The findings come out of a report commissioned by Settle Area Regeneration Team which looks at the challenges ahead for jobs and the environment.
It also calls for environmental improvements in the town centre and wants the town to be promoted as one of the main gateways to the Yorkshire Dales National Park.
It also insists that the bulk of mineral extraction from the quarries in Upper Ribblesdale should be transported by rail to ensure the park remains a place for quiet and peaceful recreation.
The independent report, financed by local businesses, North Craven Heritage Trust, Yorkshire Dales Society, Giggleswick School, residents and the Chamber of Trade, argues that Settle is most likely to prosper in the future by developing its service economy to meet the needs of residents and visitors.
It pinpoints the potential for the introduction of HGV restrictions through a Traffic Regulation Order similar to that which bans heavy goods through Kirkby Stephen and says there is a need for a transport policy that encourages the quarries to move stone by rail and not road.
The town’s strengths when compared to other similar sized communities were its large number of shops and services, the market, good parking, high landscape quality and the number of visitor attractions including the national park and the Settle to Carlisle railway.

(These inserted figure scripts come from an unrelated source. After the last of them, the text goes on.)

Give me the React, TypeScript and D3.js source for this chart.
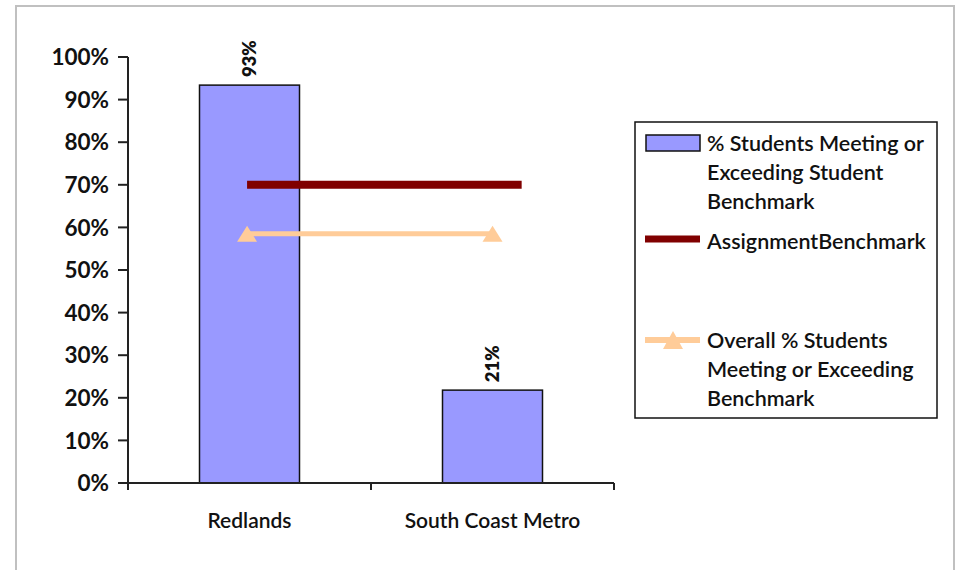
import React from "react";
import * as d3 from "d3";

const categories = ["Redlands", "South Coast Metro"];
const studentValues = [0.934, 0.218];
const studentLabels = ["93%", "21%"];
const benchmarkValues = [0.7, 0.7];
const benchmarkPositions = [-0.01, 1.12];
const overallValues = [0.585, 0.585];
const overallPositions = [-0.01, 1.0];
const yTicks = [0, 0.1, 0.2, 0.3, 0.4, 0.5, 0.6, 0.7, 0.8, 0.9, 1.0];
const legendStudent = ["% Students Meeting or", "Exceeding Student", "Benchmark"];
const legendBenchmark = ["AssignmentBenchmark"];
const legendOverall = ["Overall % Students", "Meeting or Exceeding", "Benchmark"];

const W = 961;
const H = 570;
const FONT = "Lato, 'Open Sans', sans-serif";

export default function App() {
  const x0 = 128;
  const x1 = 614;
  const yTop = 57;
  const yBottom = 483;

  const x = d3.scaleBand().domain(categories).range([x0, x1]).paddingInner(0).paddingOuter(0);
  const y = d3.scaleLinear().domain([0, 1]).range([yBottom, yTop]);
  const step = x.step();
  const center = (i: number) => x0 + step * (i + 0.5);
  const barW = 100;

  const pct = d3.format(".0%");

  const benchLine = d3
    .line<number>()
    .x((_, i) => center(benchmarkPositions[i]))
    .y((d) => y(d));
  const overallLine = d3
    .line<number>()
    .x((_, i) => center(overallPositions[i]))
    .y((d) => y(d));

  const tri = (cx: number, cy: number, w: number, h: number) =>
    `M${cx},${cy - h / 2}L${cx + w / 2},${cy + h / 2}L${cx - w / 2},${cy + h / 2}Z`;

  const legendX = 635;
  const legendY = 122;
  const textX = 707;
  const LF = 21.5;

  return (
    <svg
      width={W}
      height={H}
      style={{ position: "fixed", left: 0, top: 0, background: "#fff" }}
      fontFamily={FONT}
    >
      <rect x={16} y={6} width={938} height={H + 20} fill="#fff" stroke="#c0c0c0" strokeWidth={2} />

      {/* bars */}
      {studentValues.map((v, i) => (
        <rect
          key={i}
          x={center(i) - barW / 2}
          y={y(v)}
          width={barW}
          height={y(0) - y(v)}
          fill="#9999ff"
          stroke="#111"
          strokeWidth={1.5}
        />
      ))}

      {/* data labels */}
      {studentValues.map((v, i) => (
        <text
          key={i}
          transform={`translate(${center(i)},${y(v) - 8}) rotate(-90)`}
          dy="0.35em"
          fontSize={18.5}
          fontWeight={800}
          fill="#111"
        >
          {studentLabels[i]}
        </text>
      ))}

      {/* lines */}
      <path d={benchLine(benchmarkValues) || ""} stroke="#800000" strokeWidth={8} fill="none" />
      <path d={overallLine(overallValues) || ""} stroke="#ffcc99" strokeWidth={5} fill="none" />
      {overallValues.map((v, i) => (
        <path key={i} d={tri(center(overallPositions[i]), y(v), 20, 16)} fill="#ffcc99" />
      ))}

      {/* y axis */}
      <line x1={x0} x2={x0} y1={yTop} y2={yBottom} stroke="#222" strokeWidth={2} />
      {yTicks.map((t) => (
        <g key={t}>
          <line x1={x0 - 10} x2={x0} y1={y(t)} y2={y(t)} stroke="#222" strokeWidth={2} />
          <text x={x0 - 19} y={y(t)} dy="0.36em" textAnchor="end" fontSize={22.5} fontWeight={700} fill="#111">
            {pct(t)}
          </text>
        </g>
      ))}

      {/* x axis */}
      <line x1={x0} x2={x1} y1={yBottom} y2={yBottom} stroke="#222" strokeWidth={2} />
      {[0, 1, 2].map((k) => (
        <line key={k} x1={x0 + step * k} x2={x0 + step * k} y1={yBottom} y2={yBottom + 7} stroke="#222" strokeWidth={2} />
      ))}
      {categories.map((c, i) => (
        <text key={c} x={center(i)} y={521} dy="0.35em" textAnchor="middle" fontSize={21} fontWeight={600} fill="#111">
          {c}
        </text>
      ))}

      {/* legend */}
      <rect x={legendX} y={legendY} width={302} height={296} fill="#fff" stroke="#111" strokeWidth={1.5} />
      <rect x={646} y={135} width={54} height={16} fill="#9999ff" stroke="#111" strokeWidth={1.5} />
      {legendStudent.map((t, i) => (
        <text key={t} x={textX} y={143 + i * 29} dy="0.35em" fontSize={LF} fontWeight={600} fill="#111">
          {t}
        </text>
      ))}
      <line x1={645} x2={700} y1={239} y2={239} stroke="#800000" strokeWidth={7} />
      {legendBenchmark.map((t, i) => (
        <text key={t} x={textX} y={241 + i * 29} dy="0.35em" fontSize={LF} fontWeight={600} fill="#111">
          {t}
        </text>
      ))}
      <line x1={645} x2={700} y1={340} y2={340} stroke="#ffcc99" strokeWidth={6} />
      <path d={tri(673, 340, 20, 18)} fill="#ffcc99" />
      {legendOverall.map((t, i) => (
        <text key={t + i} x={textX} y={340 + i * 29} dy="0.35em" fontSize={LF} fontWeight={600} fill="#111">
          {t}
        </text>
      ))}
    </svg>
  );
}
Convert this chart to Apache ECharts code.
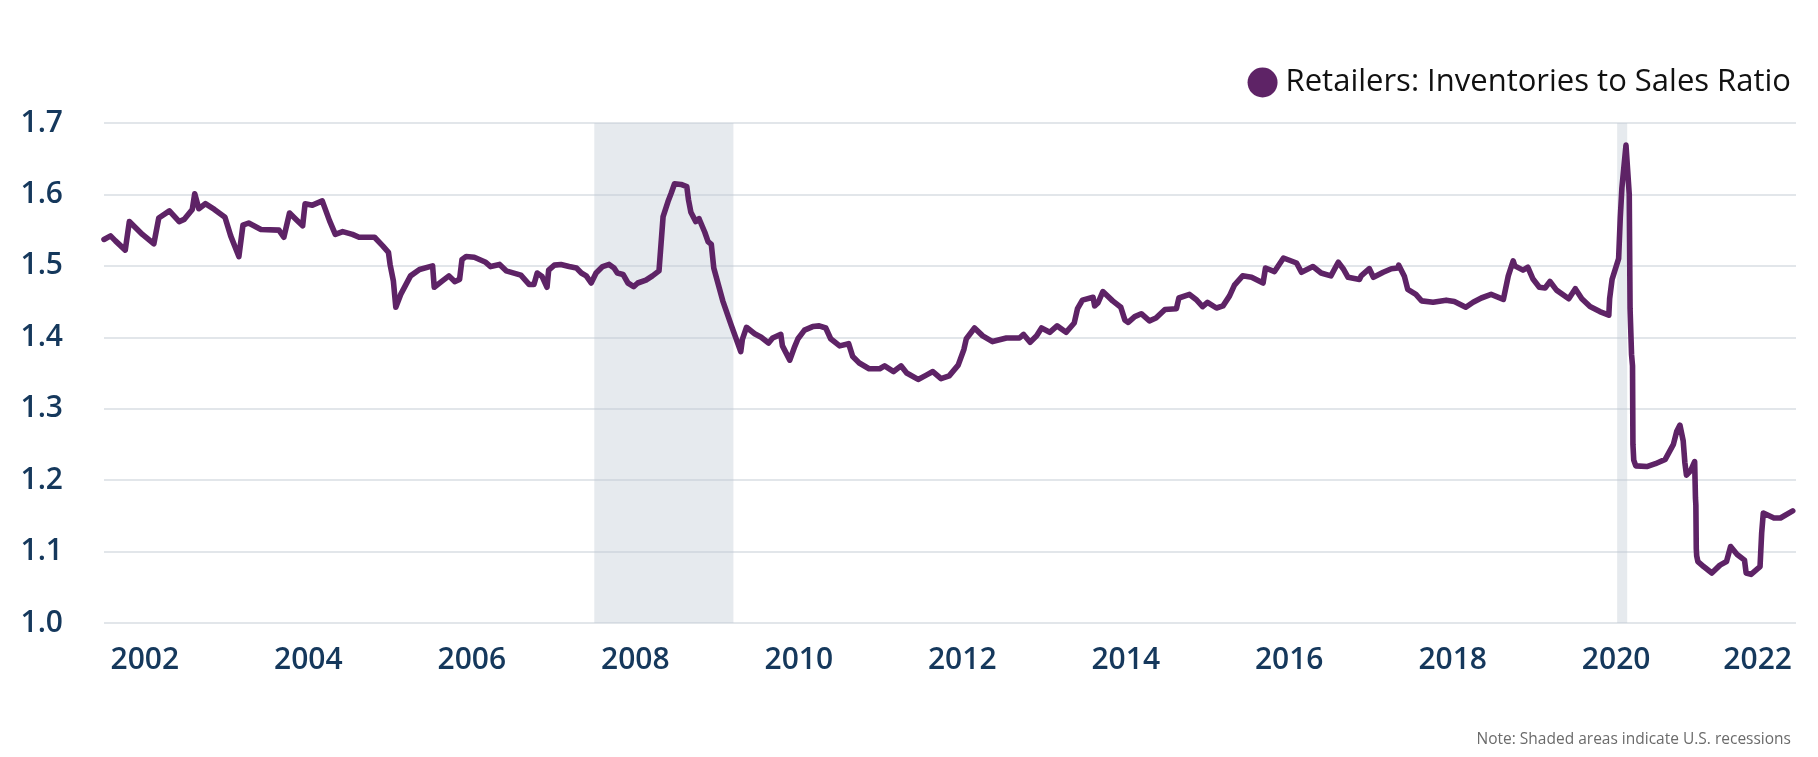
<!DOCTYPE html>
<html>
<head>
<meta charset="utf-8">
<script src="https://cdn.jsdelivr.net/npm/echarts@6/dist/echarts.min.js"></script>
<style>
html,body{margin:0;padding:0;background:#ffffff;}
#chart{width:1818px;height:757px;}
</style>
</head>
<body>
<div id="chart"></div>
<script>
// Decimal-year positions of the readings
const dates = [
2001.50,2001.58,2001.64,2001.76,2001.81,2001.89,2001.97,2002.11,2002.17,2002.30,
2002.42,2002.48,2002.58,2002.61,2002.66,2002.74,2002.85,2002.98,2003.05,2003.15,
2003.20,2003.27,2003.42,2003.64,2003.70,2003.77,2003.85,2003.93,2003.96,2004.05,
2004.17,2004.26,2004.33,2004.42,2004.54,2004.62,2004.81,2004.91,2004.98,2005.00,
2005.04,2005.07,2005.13,2005.25,2005.36,2005.52,2005.54,2005.64,2005.72,2005.79,
2005.85,2005.88,2005.93,2006.03,2006.17,2006.23,2006.34,2006.42,2006.60,2006.70,
2006.76,2006.80,2006.86,2006.92,2006.94,2007.01,2007.09,2007.19,2007.28,2007.34,
2007.40,2007.46,2007.52,2007.60,2007.68,2007.74,2007.78,2007.85,2007.91,2007.98,
2008.03,2008.13,2008.21,2008.29,2008.34,2008.40,2008.44,2008.48,2008.56,2008.63,
2008.65,2008.68,2008.74,2008.78,2008.85,2008.89,2008.93,2008.96,2009.07,2009.17,
2009.29,2009.31,2009.36,2009.46,2009.54,2009.63,2009.68,2009.78,2009.80,2009.89,
2009.95,2009.99,2010.07,2010.17,2010.25,2010.33,2010.39,2010.50,2010.61,2010.66,
2010.74,2010.86,2010.99,2011.05,2011.16,2011.25,2011.32,2011.46,2011.56,2011.64,
2011.74,2011.84,2011.95,2012.02,2012.05,2012.15,2012.25,2012.37,2012.54,2012.70,
2012.75,2012.83,2012.91,2012.97,2013.07,2013.16,2013.27,2013.37,2013.41,2013.47,
2013.60,2013.62,2013.66,2013.72,2013.84,2013.94,2013.99,2014.03,2014.11,2014.19,
2014.29,2014.37,2014.48,2014.62,2014.65,2014.78,2014.86,2014.94,2015.00,2015.11,
2015.19,2015.27,2015.33,2015.43,2015.54,2015.68,2015.71,2015.82,2015.93,2016.09,
2016.15,2016.29,2016.39,2016.51,2016.60,2016.66,2016.72,2016.86,2016.88,2016.98,
2017.03,2017.15,2017.25,2017.33,2017.34,2017.41,2017.45,2017.55,2017.62,2017.76,
2017.92,2018.02,2018.16,2018.25,2018.35,2018.47,2018.62,2018.68,2018.74,2018.76,
2018.86,2018.92,2018.98,2019.06,2019.13,2019.19,2019.27,2019.42,2019.50,2019.58,
2019.68,2019.80,2019.91,2019.92,2019.95,2020.03,2020.05,2020.07,2020.12,2020.16,
2020.17,2020.188,2020.20,2020.205,2020.215,2020.24,2020.375,2020.48,2020.60,2020.70,
2020.74,2020.78,2020.82,2020.84,2020.86,2020.91,2020.96,2020.97,2020.975,2020.98,
2020.985,2021.00,2021.07,2021.17,2021.27,2021.35,2021.40,2021.48,2021.57,2021.59,
2021.65,2021.76,2021.78,2021.80,2021.93,2022.01,2022.16
];

// Retailers: Inventories to Sales Ratio
const ratio = [
1.537,1.542,1.535,1.522,1.562,1.553,1.544,1.531,1.567,1.577,
1.562,1.565,1.579,1.601,1.580,1.587,1.579,1.568,1.542,1.513,
1.557,1.560,1.551,1.550,1.540,1.574,1.565,1.556,1.587,1.585,
1.591,1.563,1.544,1.548,1.544,1.540,1.540,1.528,1.519,1.502,
1.479,1.442,1.460,1.486,1.495,1.500,1.470,1.479,1.486,1.478,
1.481,1.509,1.513,1.512,1.505,1.499,1.502,1.493,1.487,1.474,
1.474,1.490,1.485,1.470,1.494,1.501,1.502,1.499,1.497,1.490,
1.486,1.476,1.490,1.499,1.502,1.497,1.490,1.488,1.476,1.471,
1.476,1.480,1.486,1.493,1.569,1.590,1.602,1.615,1.614,1.611,
1.593,1.575,1.562,1.566,1.547,1.534,1.530,1.497,1.451,1.418,
1.380,1.397,1.414,1.405,1.400,1.392,1.399,1.404,1.388,1.368,
1.387,1.398,1.410,1.415,1.416,1.413,1.398,1.388,1.391,1.373,
1.364,1.356,1.356,1.360,1.352,1.360,1.350,1.341,1.347,1.352,
1.342,1.346,1.361,1.383,1.398,1.413,1.402,1.394,1.399,1.399,
1.404,1.393,1.402,1.413,1.407,1.416,1.407,1.420,1.440,1.452,
1.456,1.444,1.448,1.464,1.451,1.442,1.424,1.421,1.429,1.433,
1.423,1.427,1.439,1.440,1.455,1.460,1.453,1.443,1.449,1.441,
1.444,1.458,1.473,1.486,1.484,1.476,1.497,1.492,1.511,1.504,
1.491,1.499,1.490,1.486,1.505,1.496,1.484,1.481,1.486,1.496,
1.484,1.491,1.496,1.497,1.501,1.485,1.467,1.460,1.451,1.449,
1.452,1.450,1.442,1.449,1.455,1.460,1.453,1.486,1.507,1.500,
1.494,1.498,1.482,1.470,1.469,1.478,1.466,1.454,1.468,1.454,
1.443,1.436,1.431,1.454,1.481,1.510,1.567,1.609,1.669,1.600,
1.440,1.376,1.360,1.250,1.228,1.220,1.219,1.223,1.229,1.250,
1.268,1.277,1.255,1.225,1.207,1.213,1.226,1.175,1.165,1.104,
1.094,1.086,1.079,1.070,1.081,1.086,1.107,1.096,1.088,1.070,
1.068,1.079,1.126,1.154,1.147,1.147,1.157
];

// Shaded recession spans (decimal years, as placed in the reference)
const recessionStarts = [2007.498, 2020.012];
const recessionEnds   = [2009.200, 2020.135];

// Tick labels
const xTickYears = [2002, 2004, 2006, 2008, 2010, 2012, 2014, 2016, 2018, 2020, 2022];
const yMin = 1.0, yMax = 1.7, yStep = 0.1;

const seriesName = 'Retailers: Inventories to Sales Ratio';
const noteText = 'Note: Shaded areas indicate U.S. recessions';

const FONT = 'Open Sans';
const NAVY = '#15385c';
const PURPLE = '#5e2366';

const chart = echarts.init(document.getElementById('chart'), null, {renderer: 'canvas'});

const option = {
  backgroundColor: '#ffffff',
  animation: false,
  title: [{
    text: noteText,
    right: 22,
    top: 727,
    textStyle: {fontFamily: FONT, fontSize: 15.5, fontWeight: 'normal', color: '#6b6b6b'}
  }],
  legend: {
    data: [seriesName],
    right: 22,
    top: 62,
    icon: 'circle',
    itemWidth: 30,
    itemHeight: 30,
    selectedMode: false,
    textStyle: {fontFamily: FONT, fontSize: 31, fontWeight: 500, color: '#111111', padding: [0, 0, 0, 3]}
  },
  grid: {left: 104, right: 22, top: 123, bottom: 134, containLabel: false},
  xAxis: {
    type: 'value',
    min: 2001.5,
    max: 2022.2,
    axisLine: {show: false},
    axisTick: {show: false},
    splitLine: {show: false},
    axisLabel: {
      customValues: xTickYears,
      margin: 22,
      fontFamily: FONT,
      fontSize: 30,
      fontWeight: 600,
      color: NAVY,
      formatter: function (v) {
        return v === 2022 ? '{e|2022}' : String(v);
      },
      rich: {
        e: {fontFamily: FONT, fontSize: 30, fontWeight: 600, color: NAVY, padding: [0, 44, 0, 0]}
      }
    }
  },
  yAxis: {
    type: 'value',
    min: yMin,
    max: yMax,
    interval: yStep,
    axisLine: {show: false},
    axisTick: {show: false},
    splitLine: {show: true, lineStyle: {color: '#d9dee3', width: 1.6}},
    axisLabel: {
      margin: 41,
      fontFamily: FONT,
      fontSize: 30,
      fontWeight: 600,
      color: NAVY,
      formatter: function (v) { return v.toFixed(1); }
    }
  },
  series: [{
    name: seriesName,
    type: 'line',
    data: dates.map(function (d, i) { return [d, ratio[i]]; }),
    showSymbol: false,
    symbol: 'none',
    smooth: false,
    itemStyle: {color: PURPLE},
    lineStyle: {color: PURPLE, width: 5.6, join: 'round', cap: 'round'},
    markArea: {
      silent: true,
      itemStyle: {color: 'rgba(190,200,210,0.38)'},
      data: recessionStarts.map(function (s, i) {
        return [{xAxis: s}, {xAxis: recessionEnds[i]}];
      })
    }
  }]
};

chart.setOption(option);
</script>
</body>
</html>
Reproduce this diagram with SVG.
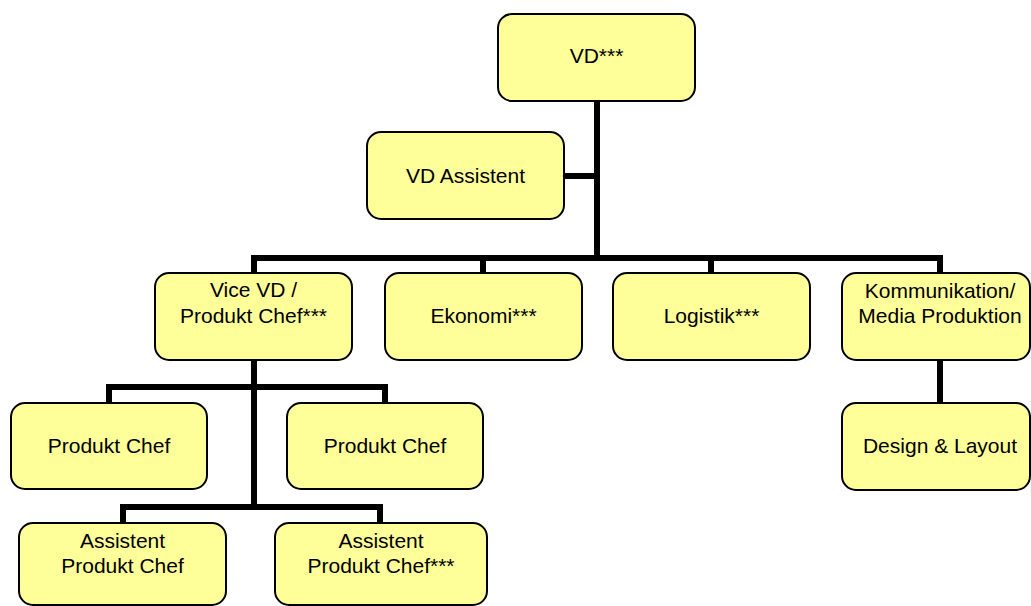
<svg xmlns="http://www.w3.org/2000/svg" width="1031" height="606" viewBox="0 0 1031 606">
<style>
.box{fill:#FFFF99;stroke:#000;stroke-width:2}
.lbl{font-family:"Liberation Sans",Arial,sans-serif;font-size:21px;fill:#000;text-anchor:middle}
.con{fill:none;stroke:#000;stroke-width:6;stroke-linejoin:miter;stroke-linecap:butt}
</style>
<rect width="1031" height="606" fill="#fff"/>
<g id="connectors">
<path class="con" d="M597,101 V261"/>
<path class="con" d="M564,176 H597"/>
<path class="con" d="M254,273 V258 H940 V273"/>
<path class="con" d="M483,258 V273"/>
<path class="con" d="M711,258 V273"/>
<path class="con" d="M254,360 V510"/>
<path class="con" d="M109,403 V387 H385 V403"/>
<path class="con" d="M123,523 V507 H380 V523"/>
<path class="con" d="M940,360 V403"/>
</g>
<g id="vd">
<rect class="box" x="498" y="14" width="197" height="87" rx="14"/>
<text class="lbl" x="596.5" y="63">VD***</text>
</g>
<g id="vd-assistent">
<rect class="box" x="367" y="132" width="197" height="87" rx="14"/>
<text class="lbl" x="465.5" y="183">VD Assistent</text>
</g>
<g id="vice-vd">
<rect class="box" x="155" y="273" width="197" height="87" rx="14"/>
<text class="lbl" x="253.5" y="297">Vice VD /</text>
<text class="lbl" x="253.5" y="323">Produkt Chef***</text>
</g>
<g id="ekonomi">
<rect class="box" x="385" y="273" width="197" height="87" rx="14"/>
<text class="lbl" x="483.5" y="323">Ekonomi***</text>
</g>
<g id="logistik">
<rect class="box" x="613" y="273" width="197" height="87" rx="14"/>
<text class="lbl" x="711.5" y="323">Logistik***</text>
</g>
<g id="kommunikation">
<rect class="box" x="842" y="273" width="188" height="87" rx="14"/>
<text class="lbl" x="940" y="298">Kommunikation/</text>
<text class="lbl" x="940" y="323">Media Produktion</text>
</g>
<g id="produkt-chef-1">
<rect class="box" x="11" y="403" width="196" height="86" rx="14"/>
<text class="lbl" x="109" y="453">Produkt Chef</text>
</g>
<g id="produkt-chef-2">
<rect class="box" x="287" y="403" width="196" height="86" rx="14"/>
<text class="lbl" x="385" y="453">Produkt Chef</text>
</g>
<g id="design">
<rect class="box" x="842" y="403" width="188" height="87" rx="14"/>
<text class="lbl" x="940" y="453">Design &amp; Layout</text>
</g>
<g id="assistent-1">
<rect class="box" x="19" y="523" width="207" height="82" rx="14"/>
<text class="lbl" x="122.5" y="548">Assistent</text>
<text class="lbl" x="122.5" y="573">Produkt Chef</text>
</g>
<g id="assistent-2">
<rect class="box" x="275" y="523" width="212" height="82" rx="14"/>
<text class="lbl" x="381" y="548">Assistent</text>
<text class="lbl" x="381" y="573">Produkt Chef***</text>
</g>
</svg>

Town councillor and Chamber of Trade member Steve Amphlett said because of the strong polarised opinions in Settle about heavy quarry lorries coming through the town, they had been keen to ensure that it was an entirely independent investigation.
“The report has come out strongly that lorry travel through the town is a big issue. It has confirmed what we feel, that whatever people think, whether they are for or against, it is having a big impact on the town.”
He refuted arguments that it would lead to the closure of the quarries and the loss of jobs but believed action to prevent HGVs coming through the town would be of benefit to the local economy.
Quarry stone should be carried by rail, he said, adding that he believed quarry bosses were prepared to take that on board.
“We feel that it is time to move in that direction and a meeting has been planned with the chief executive of the Yorkshire Dales National Park and we are calling on local politicians to come on board,” he added.
Skipton MP Julian Smith praised the report and said it would provide important evidence about the current situation and insights into the local economy which would be able to develop a stronger future. “Settle is a fantastic place with great community spirit and I am delighted to see local organisations, businesses and individuals working together.”